この政策に関わる予算と職員は膨れ上がり、2014年度の設置以来、49億6500万円を用いています。職員は2016年度のピーク時は57人を擁しました。
●この間未病サミットと称する国際シンポジウムを2回、国内シンポジウムを2回開催しています。シンポジストの論旨を追ってみると、未病サミットと称しながら、知事が言うところの「未病」とはいえない医療そのものの話と医療産業をめぐる話に溢れています。
このシンポジウムには、トータルで2億8559万円、実行委員会形式を用い企業などから拠出し、県負担分は1億1500万円。県民的広がりも、県民に直接反映されることもないシンポジウムは、もう終了し、県民の健康に資する具体的な施策を行うべきと質しました。
●シンポジウムだけではなく、展示会などで「未病」を知らせているとの答弁でしたが、「未病」は広げなくてもいいのです。未病の言葉を知らせることに、これだけの長い時間とお金をかける必要はありません。
「未病は、健康と病気の間のグラデーション」と知事は得意げに度々語りますが、この言葉自体を知っても健康になる訳ではありません。自治体は、健康に暮らし続けることを可能にする具体的な施策のためにお金を使うべきです。国際シンポジウムで先端医療や医療産業を追求することは、当該の団体や産業が行えばいいのです。
●住民が健康に暮らし続けるために自治体が行うべきは、例えば、健診の無料化、様々な交流を行える場を各地に提供すること、スポーツを気軽に行える施設を設けることなどです。
また、子どもの貧困化も進む中で中学校給食の実施促進のための補助制度を設けたり、子どもや高齢者の医療費無料化補助を充実させる、等必要なことが他に沢山あります。
これらに優先的にお金を使うべきと求めました。
●「未病の見える化で、行動変容を促す」などと、知事は繰り返しますが、健康を妨げているのは、身を削るような長時間労働や、経済的な事情で満足な食事をとれない子どもや若者であったりします。また年代を問わず高すぎる医療費であったりします。

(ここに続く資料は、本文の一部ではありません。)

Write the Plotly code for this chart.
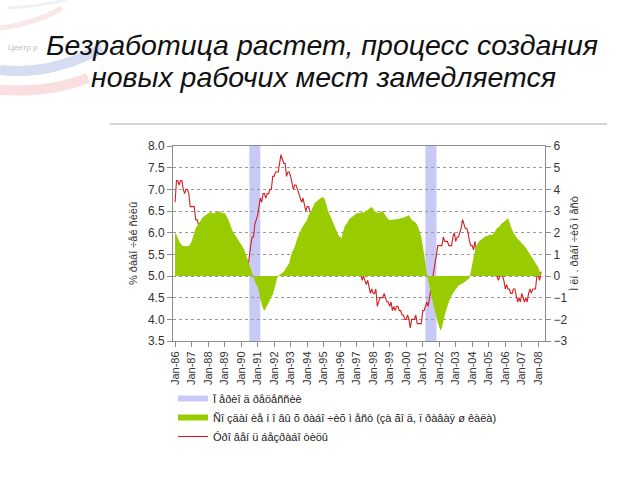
import pandas as pd
import plotly.graph_objects as go

# ---------------- data ----------------
start_month = "1986-01-01"

# Unemployment rate, % of labour force (left axis), monthly Jan-86 .. Mar-08
unemployment = [
    6.7, 7.2, 7.2, 7.1, 7.2, 7.2, 7.0, 6.9, 7.0, 7.0, 6.9, 6.6,   # 1986
    6.6, 6.6, 6.6, 6.3, 6.3, 6.2, 6.1, 6.0, 5.9, 6.0, 5.8, 5.7,   # 1987
    5.7, 5.7, 5.7, 5.4, 5.6, 5.4, 5.4, 5.6, 5.4, 5.4, 5.3, 5.3,   # 1988
    5.4, 5.2, 5.0, 5.2, 5.2, 5.3, 5.2, 5.2, 5.3, 5.3, 5.4, 5.4,   # 1989
    5.4, 5.3, 5.2, 5.4, 5.4, 5.2, 5.5, 5.7, 5.9, 5.9, 6.2, 6.3,   # 1990
    6.4, 6.6, 6.8, 6.7, 6.9, 6.9, 6.8, 6.9, 6.9, 7.0, 7.0, 7.3,   # 1991
    7.3, 7.4, 7.4, 7.4, 7.6, 7.8, 7.7, 7.6, 7.6, 7.3, 7.4, 7.4,   # 1992
    7.3, 7.1, 7.0, 7.1, 7.1, 7.0, 6.9, 6.8, 6.7, 6.8, 6.6, 6.5,   # 1993
    6.6, 6.6, 6.5, 6.4, 6.1, 6.1, 6.1, 6.0, 5.9, 5.8, 5.6, 5.5,   # 1994
    5.6, 5.4, 5.4, 5.8, 5.6, 5.6, 5.7, 5.7, 5.6, 5.5, 5.6, 5.6,   # 1995
    5.6, 5.5, 5.5, 5.6, 5.6, 5.3, 5.5, 5.1, 5.2, 5.2, 5.4, 5.4,   # 1996
    5.3, 5.2, 5.2, 5.1, 4.9, 5.0, 4.9, 4.8, 4.9, 4.7, 4.6, 4.7,   # 1997
    4.6, 4.6, 4.7, 4.3, 4.4, 4.5, 4.5, 4.5, 4.6, 4.5, 4.4, 4.4,   # 1998
    4.3, 4.4, 4.2, 4.3, 4.2, 4.3, 4.3, 4.2, 4.2, 4.1, 4.1, 4.0,   # 1999
    4.0, 4.1, 4.0, 3.8, 4.0, 4.0, 4.0, 4.1, 3.9, 3.9, 3.9, 3.9,   # 2000
    4.2, 4.2, 4.3, 4.4, 4.3, 4.5, 4.6, 4.9, 5.0, 5.3, 5.5, 5.7,   # 2001
    5.7, 5.7, 5.7, 5.9, 5.8, 5.8, 5.8, 5.7, 5.7, 5.7, 5.9, 6.0,   # 2002
    5.8, 5.9, 5.9, 6.0, 6.1, 6.3, 6.2, 6.1, 6.1, 6.0, 5.8, 5.7,   # 2003
    5.7, 5.6, 5.8, 5.6, 5.6, 5.6, 5.5, 5.4, 5.4, 5.5, 5.4, 5.4,   # 2004
    5.3, 5.4, 5.2, 5.2, 5.1, 5.0, 5.0, 4.9, 5.0, 5.0, 5.0, 4.9,   # 2005
    4.7, 4.8, 4.7, 4.7, 4.6, 4.6, 4.7, 4.7, 4.5, 4.4, 4.5, 4.4,   # 2006
    4.6, 4.5, 4.4, 4.5, 4.4, 4.6, 4.7, 4.6, 4.7, 4.7, 4.7, 5.0,   # 2007
    5.0, 4.9, 5.1,                                                # 2008
]

# Job creation over the year, millions (right axis), monthly Jan-86 .. Mar-08
job_creation = [
    2.0, 1.9, 1.75, 1.6, 1.5, 1.42, 1.38, 1.4, 1.36, 1.4, 1.38, 1.45,          # 1986
    1.6, 1.8, 2.0, 2.2, 2.3, 2.4, 2.5, 2.6, 2.7, 2.75, 2.8, 2.85,              # 1987
    2.9, 2.92, 2.95, 2.9, 2.88, 2.92, 2.95, 2.98, 3.0, 2.95, 2.9, 2.92,        # 1988
    2.9, 2.8, 2.7, 2.55, 2.4, 2.2, 2.05, 1.95, 1.85, 1.75, 1.65, 1.55,         # 1989
    1.45, 1.35, 1.25, 1.1, 0.9, 0.7, 0.55, 0.35, 0.15, -0.05, -0.25, -0.4,     # 1990
    -0.5, -0.75, -1.05, -1.3, -1.5, -1.6, -1.5, -1.35, -1.25, -1.1, -0.95, -0.85,  # 1991
    -0.65, -0.4, -0.15, 0.0, 0.05, 0.1, 0.15, 0.2, 0.3, 0.4, 0.5, 0.6,         # 1992
    0.9, 1.1, 1.2, 1.35, 1.55, 1.75, 1.9, 2.05, 2.2, 2.3, 2.4, 2.5,            # 1993
    2.6, 2.8, 2.9, 3.0, 3.15, 3.3, 3.4, 3.45, 3.5, 3.55, 3.6, 3.62,            # 1994
    3.65, 3.5, 3.3, 3.05, 2.9, 2.75, 2.6, 2.45, 2.3, 2.15, 2.0, 1.85,          # 1995
    1.8, 1.75, 2.0, 2.25, 2.35, 2.45, 2.55, 2.65, 2.7, 2.75, 2.8, 2.85,        # 1996
    2.9, 2.92, 2.9, 2.92, 2.95, 2.92, 2.97, 3.0, 3.05, 3.1, 3.15, 3.18,        # 1997
    3.1, 3.0, 2.95, 2.92, 2.9, 2.95, 2.98, 3.0, 2.9, 2.8, 2.7, 2.62,           # 1998
    2.6, 2.58, 2.6, 2.62, 2.6, 2.63, 2.65, 2.62, 2.67, 2.7, 2.68, 2.72,        # 1999
    2.75, 2.78, 2.8, 2.7, 2.6, 2.55, 2.5, 2.45, 2.35, 2.2, 2.0, 1.8,           # 2000
    1.4, 1.0, 0.6, 0.15, -0.2, -0.5, -0.8, -1.1, -1.4, -1.65, -1.9, -2.15,     # 2001
    -2.35, -2.53, -2.4, -2.1, -1.85, -1.6, -1.4, -1.2, -1.05, -0.9, -0.8, -0.7,  # 2002
    -0.6, -0.55, -0.45, -0.4, -0.38, -0.35, -0.3, -0.25, -0.2, -0.15, -0.1, 0.2,  # 2003
    0.55, 0.85, 1.15, 1.35, 1.5, 1.6, 1.65, 1.7, 1.75, 1.8, 1.85, 1.85,        # 2004
    1.88, 1.9, 1.9, 1.92, 2.0, 2.1, 2.2, 2.25, 2.3, 2.4, 2.45, 2.5,            # 2005
    2.55, 2.62, 2.66, 2.5, 2.3, 2.15, 2.0, 1.9, 1.8, 1.72, 1.65, 1.6,          # 2006
    1.5, 1.45, 1.38, 1.3, 1.2, 1.1, 1.0, 0.9, 0.8, 0.7, 0.6, 0.5,              # 2007
    0.4, 0.2, 0.05,                                                            # 2008
]

recession_start = ["1990-07-01", "2001-03-01"]
recession_end = ["1991-03-01", "2001-11-01"]

title_line1 = "Безработица растет, процесс создания"
title_line2 = "новых рабочих мест замедляется"
left_axis_title = "% ðàáî ÷åé ñèëû"
right_axis_title = "Ì ëí . ðàáî ÷èõ ì åñò"
legend_recession = "Ï åðèî ä ðåöåññèè"
legend_jobs = "Ñî çäàí èå í î âû õ ðàáî ÷èõ ì åñò (çà ãî ä, ï ðàâàÿ ø êàëà)"
legend_unemp = "Óðî âåí ü áåçðàáî òèöû"
logo_text = "Центр р"

dates = pd.date_range(start_month, periods=len(unemployment), freq="MS")

# ---------------- styling ----------------
FONT = "Arial, Liberation Sans, sans-serif"
GREEN = "#99cc00"
RED = "#d21f1f"
LAVENDER = "#c9c9f7"
AXIS = "#8c8c8c"
TXT = "#333333"

# plot area in pixels: x 173..545, y 146..341
L, R, T, B = 173, 545, 146, 341


def px(x):
    return (x - L) / (R - L)


def py(y):
    return (B - y) / (B - T)


fig = go.Figure()

# legend-only entry for recession periods
fig.add_trace(go.Scatter(
    x=[None], y=[None], mode="none", fill="toself", fillcolor=LAVENDER,
    name=legend_recession, showlegend=True,
))

fig.add_trace(go.Scatter(
    x=dates, y=job_creation, yaxis="y2", mode="none", fill="tozeroy",
    fillcolor=GREEN, name=legend_jobs,
))

fig.add_trace(go.Scatter(
    x=dates, y=unemployment, mode="lines", line=dict(color=RED, width=1.1),
    name=legend_unemp,
))

shapes = []
for s, e in zip(recession_start, recession_end):
    shapes.append(dict(type="rect", xref="x", yref="paper", x0=s, x1=e, y0=0, y1=1,
                       fillcolor=LAVENDER, line=dict(width=0), layer="between"))

# separator line of the slide
shapes.append(dict(type="line", xref="paper", yref="paper", x0=px(110), x1=px(607),
                   y0=py(124), y1=py(124), line=dict(color="#c8c8c8", width=1.5)))


# faint logo swooshes (decoration of the slide)
def path_px(points):
    (x0, y0), (cx, cy), (x1, y1) = points
    return f"M {px(x0)},{py(y0)} Q {px(cx)},{py(cy)} {px(x1)},{py(y1)}"


shapes.append(dict(type="path", xref="paper", yref="paper", layer="below",
                   path=path_px([(0, 28), (35, 24), (62, 8)]),
                   line=dict(color="rgba(230,150,150,0.22)", width=5)))
shapes.append(dict(type="path", xref="paper", yref="paper", layer="below",
                   path=path_px([(8, 8), (40, 6), (66, 0)]),
                   line=dict(color="rgba(150,160,200,0.15)", width=3)))
shapes.append(dict(type="path", xref="paper", yref="paper", layer="below",
                   path=path_px([(0, 70), (50, 76), (102, 48)]),
                   line=dict(color="rgba(130,150,215,0.33)", width=10)))
shapes.append(dict(type="path", xref="paper", yref="paper", layer="below",
                   path=path_px([(0, 90), (50, 93), (88, 78)]),
                   line=dict(color="rgba(235,140,140,0.28)", width=10)))

annotations = [
    dict(text=title_line1, xref="paper", yref="paper", x=px(322), y=py(45),
         xanchor="center", yanchor="middle", showarrow=False,
         font=dict(family=FONT, size=28.5, color="#111111", style="italic")),
    dict(text=title_line2, xref="paper", yref="paper", x=px(323), y=py(77),
         xanchor="center", yanchor="middle", showarrow=False,
         font=dict(family=FONT, size=28.5, color="#111111", style="italic")),
    dict(text=logo_text, xref="paper", yref="paper", x=px(6), y=py(47),
         xanchor="left", yanchor="middle", showarrow=False,
         font=dict(family=FONT, size=8, color="#bbbbbb")),
]

fig.update_layout(
    width=640, height=480,
    margin=dict(l=L, r=640 - R, t=T, b=480 - B, pad=0),
    paper_bgcolor="white", plot_bgcolor="white",
    font=dict(family=FONT, color=TXT, size=12),
    showlegend=True,
    legend=dict(x=px(173), y=py(384), xanchor="left", yanchor="top",
                font=dict(family=FONT, size=11, color="#222222"),
                bgcolor="rgba(0,0,0,0)", borderwidth=0, itemwidth=30,
                tracegroupgap=0),
    shapes=shapes,
    annotations=annotations,
    xaxis=dict(
        type="date", range=["1985-11-16", "2008-05-29"],
        tickmode="linear", tick0="1986-01-01", dtick="M12", tickformat="%b-%y",
        tickangle=-90, tickfont=dict(size=11, color=TXT),
        showgrid=False, showline=True, linecolor=AXIS, linewidth=1, mirror=True,
        ticks="outside", ticklen=5, tickcolor=AXIS, zeroline=False,
    ),
    yaxis=dict(
        range=[3.5, 8.0], tickmode="linear", tick0=3.5, dtick=0.5, tickformat=".1f",
        showgrid=True, gridcolor="#9a9a9a", griddash="dot", gridwidth=1,
        showline=True, linecolor=AXIS, linewidth=1, ticks="outside", ticklen=5,
        tickcolor=AXIS, zeroline=False, tickfont=dict(size=12, color=TXT),
        title=dict(text=left_axis_title, font=dict(size=11, color=TXT), standoff=8),
    ),
    yaxis2=dict(
        range=[-3, 6], tickmode="linear", tick0=-3, dtick=1, overlaying="y", side="right",
        showgrid=False, showline=True, linecolor=AXIS, linewidth=1, ticks="outside",
        ticklen=5, tickcolor=AXIS, zeroline=False, tickfont=dict(size=12, color=TXT),
        title=dict(text=right_axis_title, font=dict(size=11, color=TXT), standoff=3),
    ),
)

fig.write_html("out.html")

この現実に目を向けずに、自己満足のような言葉の普及に時間とお金を費やす「未病」はもう掲げることを止めるべきです。
●今回は、ヘルスケアの一方の柱としている最先端医療については、取り上げる時間はなく当初から予定していませんでしたが、未病に限定しても十分なやり取りにはなりませんでした。
私の場合は、問題点や必要性を前段の質問の中であぶり出し、それをもってそのテーマで主張する根拠にしたいのですが、9分ではそれが難しいことを痛感します。こちらが何かを否定する時には、当局の答弁も長くなりがちですから、ますます9分に収めることは困難になります。今回のテーマなどその最たるものです。
先の4年間の、決算委員2人、質問時間15分(これにしたって短いのだけれど)とは違うことを、またもや思い知らされます。